Friday, March 04, 2011
Yes...that's what I'm talking about
via Orlando & Ivy
I saw Pina Bausch's work live exactly once.
I count myself lucky that I was able to see Ten Chi when it came to Berkeley. It has to be one of the top ten theatrical experiences of the past decade for me (seeing Robert Wilson is #1 and I will write it about one day if I can stand it).
Sometimes how you arrive a the theater can make all the difference in your receptivity. In the case of Ten Chi, I got lost in Oakland. Maybe when Ms. Stein referred to the there that was there or not , she was talking about the fog. Driving down the streets, it can look like nothing is ahead of you. No recognizable landmarks or streets. It was foggy so street signs were difficult to read. I kept driving and was grateful to finally find familiar ground, to park the car and walk up to the Zellerbach and find my friend.
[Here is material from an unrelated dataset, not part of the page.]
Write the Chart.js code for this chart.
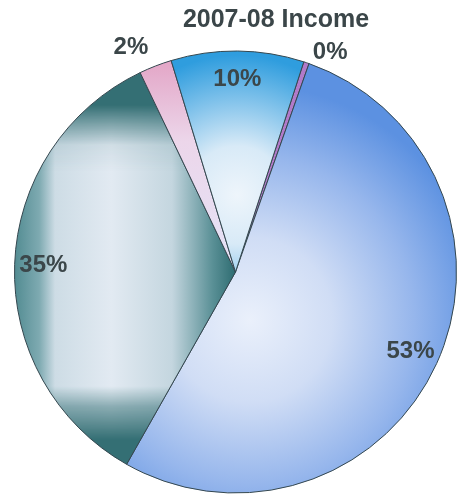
<!DOCTYPE html>
<html>
<head>
<meta charset="utf-8">
<script src="https://cdn.jsdelivr.net/npm/chart.js@4/dist/chart.umd.min.js"></script>
<style>
  body { margin: 0; background: #fff; }
  #wrap { width: 457px; height: 499px; }
</style>
</head>
<body>
<div id="wrap"><canvas id="pie" width="457" height="499"></canvas></div>
<script>
// PIE DATA (clockwise, starting at the thin slice right of top)
let title = "2007-08 Income";
let sources = ["Other", "Source A", "Source B", "Source C", "Source D"];
let share = [0.4, 52.8, 34.7, 2.4, 9.7];

let labelFont = "bold 24px 'Liberation Sans', Arial, sans-serif";
let textColor = "#3b4649";

// teal slice: light box in the middle, dark bands round it
function tealPattern(w, h) {
    let a = document.createElement("canvas");
    a.width = w; a.height = h;
    let ac = a.getContext("2d");
    let gx = ac.createLinearGradient(10, 0, 235, 0);
    gx.addColorStop(0, "#4a868c");
    gx.addColorStop(0.13, "#7eaab1");
    gx.addColorStop(0.2, "#cddce5");
    gx.addColorStop(0.45, "#e2eaf2");
    gx.addColorStop(0.72, "#c4d6df");
    gx.addColorStop(0.9, "#5a9096");
    gx.addColorStop(1, "#2f6d72");
    ac.fillStyle = gx;
    ac.fillRect(0, 0, w, h);
    ac.globalCompositeOperation = "destination-in";
    let gy = ac.createLinearGradient(0, 105, 0, 440);
    gy.addColorStop(0, "rgba(0,0,0,0)");
    gy.addColorStop(0.12, "rgba(0,0,0,0.9)");
    gy.addColorStop(0.2, "rgba(0,0,0,1)");
    gy.addColorStop(0.84, "rgba(0,0,0,1)");
    gy.addColorStop(0.9, "rgba(0,0,0,0.5)");
    gy.addColorStop(1, "rgba(0,0,0,0)");
    ac.fillStyle = gy;
    ac.fillRect(0, 0, w, h);

    let b = document.createElement("canvas");
    b.width = w; b.height = h;
    let bc = b.getContext("2d");
    bc.fillStyle = "#346f74";
    bc.fillRect(0, 0, w, h);
    bc.drawImage(a, 0, 0);
    return bc.createPattern(b, "no-repeat");
}

let fills = null;
function sliceFill(c) {
    let chart = c.chart;
    let ctx = chart.ctx;
    if (!fills) {
        let blue = ctx.createRadialGradient(250, 320, 0, 250, 320, 235);
        blue.addColorStop(0, "#eaf0fb");
        blue.addColorStop(0.35, "#d0ddf5");
        blue.addColorStop(0.7, "#96b6ec");
        blue.addColorStop(1, "#5c91e1");

        let sky = ctx.createRadialGradient(237, 195, 0, 237, 195, 140);
        sky.addColorStop(0, "#eef5fb");
        sky.addColorStop(0.35, "#d8eaf7");
        sky.addColorStop(0.7, "#7cc0ea");
        sky.addColorStop(1, "#2f9dde");

        let pink = ctx.createLinearGradient(0, 60, 0, 240);
        pink.addColorStop(0, "#e3a5c6");
        pink.addColorStop(0.45, "#ecd6ea");
        pink.addColorStop(1, "#e6e0f4");

        fills = ["#b27ac9", blue, tealPattern(chart.width, chart.height), pink, sky];
    }
    return fills[c.dataIndex];
}

// title and percent labels drawn over the pie
let pieText = {
    id: "pieText",
    afterDraw(chart) {
        let ctx = chart.ctx;
        let meta = chart.getDatasetMeta(0);
        let total = share.reduce((s, v) => s + v, 0);
        ctx.save();
        ctx.fillStyle = textColor;
        ctx.font = "bold 25px 'Liberation Sans', Arial, sans-serif";
        ctx.textAlign = "center";
        ctx.textBaseline = "middle";
        ctx.fillText(title, 276, 20);

        ctx.font = labelFont;
        meta.data.forEach((arc, i) => {
            let p = arc.getProps(["x", "y", "startAngle", "endAngle", "outerRadius"], true);
            let mid = (p.startAngle + p.endAngle) / 2;
            let pct = share[i] / total * 100;
            let txt = Math.round(pct) + "%";
            let r, align, dy = 0;
            if (pct >= 5) {
                r = p.outerRadius * 0.87;
                align = "center";
            } else {
                r = p.outerRadius * 1.09;
                align = Math.cos(mid) < 0 ? "right" : "left";
                if (align === "left") dy = 9;
            }
            ctx.textAlign = align;
            ctx.fillText(txt, p.x + Math.cos(mid) * r, p.y + Math.sin(mid) * r + dy);
        });
        ctx.restore();
    }
};

new Chart("pie", {
    type: "pie",
    data: {
        labels: sources,
        datasets: [
            {
                data: share,
                backgroundColor: sliceFill,
                borderColor: "#34474f",
                borderWidth: 1,
                clip: false,
            },
        ],
    },
    options: {
        responsive: false,
        animation: false,
        rotation: 18,
        layout: { padding: { left: 14, right: -3, top: 49, bottom: 4 } },
        plugins: {
            legend: { display: false },
            tooltip: { enabled: false },
            title: { display: false },
        },
    },
    plugins: [pieText],
});
</script>
</body>
</html>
We sat up in the mezzanine. In the front. We had to look over a thick wall and maybe some speakers, but still good seats. I liked sitting next to my friend and watching him watch. I liked that he was tall and I could see him out of the corner of my eye and that his arm was soft and solid and kept me anchored while I watched. It was like another world. Another there. I remember the sculptural quality of the dancers. The enormous scale of the whales. The snow that fell for over an hour. It fell for so long that I started to get disoriented and how the theater and the stage started to swirl and breathe through the wall of white.
Yes.
Pina understood duration.
She understood that when something stopped being entertaining that there's something underneath the surface still to be revealed. There can be rigor in the mess. That maybe some of us get satisfaction from experiences that extend beyond enjoyment and delight. That there's something about pressing on the raw nerve - stripping it bare - that reveals something essential about us and about life. That repulsion, aversion, boredom are inescapable. That those feelings are extensions of love, desire, and engagement. They're what lie on the other side of the wall we keep slamming ourselves into. They are necessary.